Jakarta, (Antara Sumbar) - Menteri Koordinator Bidang Perekonomian Darmin Nasution memastikan wilayah Arun Lhokseumawe siap diajukan menjadi Kawasan Ekonomi Khusus (KEK) dengan nilai investasi mencapai 3,8 miliar dolar AS atau Rp50,5 triliun dalam 10 tahun mendatang.

         "KEK Arun Lhokseumawe ini sudah memenuhi syarat dari semua aspek, sehingga akan segera kita usulkan kepada Presiden," kata Darmin seusai rapat koordinasi membahas KEK di Jakarta, Senin (30/1) malam.

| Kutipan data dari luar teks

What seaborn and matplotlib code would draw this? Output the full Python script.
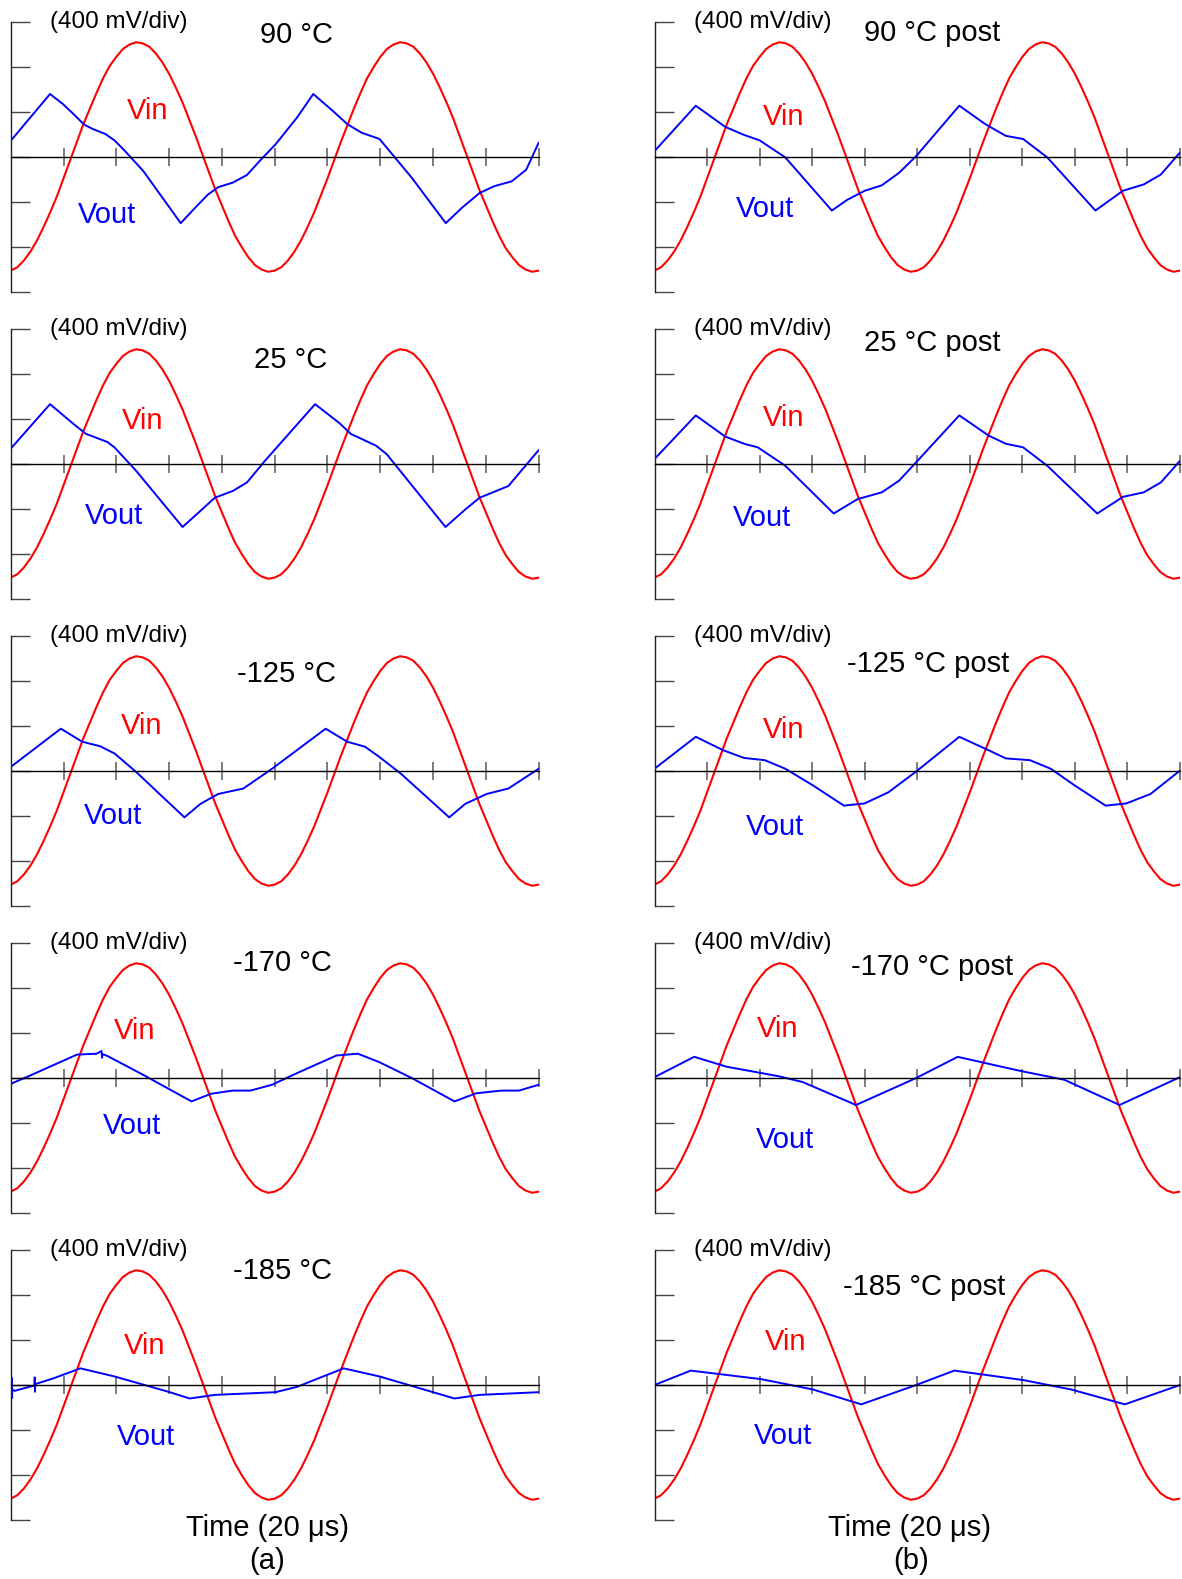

         Darmin mengatakan pengembangan KEK yang terletak di provinsi Nanggroe Aceh Darussalam ini telah diminati oleh Konsorsium BUMN maupun BUMD yaitu PT Pertamina, PT Pupuk Iskandar Muda, PT Pelindo I, dan Perusahaan Daerah Pembangunan Aceh.

         Untuk itu, tambah dia, KEK yang luasnya mencapai 2.622 hektare ini akan ditetapkan oleh Presiden Joko Widodo melalui penerbitan Peraturan Pemerintah dan nantinya diperkirakan mampu menyerap 40.000 orang tenaga kerja baru.

         Darmin menjelaskan, rencana bisnis di KEK Arun Lhokseumawe mencakup pengembangan industri sektor energi minyak dan gas, regasifikasi LNG, LNG hub atau trading, LPG hub atau trading, Mini LNG Plant PLTG dengan pengembangan pembangkit listrik yang ramah lingkungan.

         Kemudian, pengembangan kluster industri petrokimia yang ramah lingkungan, pengembangan agro industri pendukung ketahanan pangan, pemanfaatan potensi bahan baku pertanian serta pengembangan berbagai jenis usaha agro industri dan turunannya.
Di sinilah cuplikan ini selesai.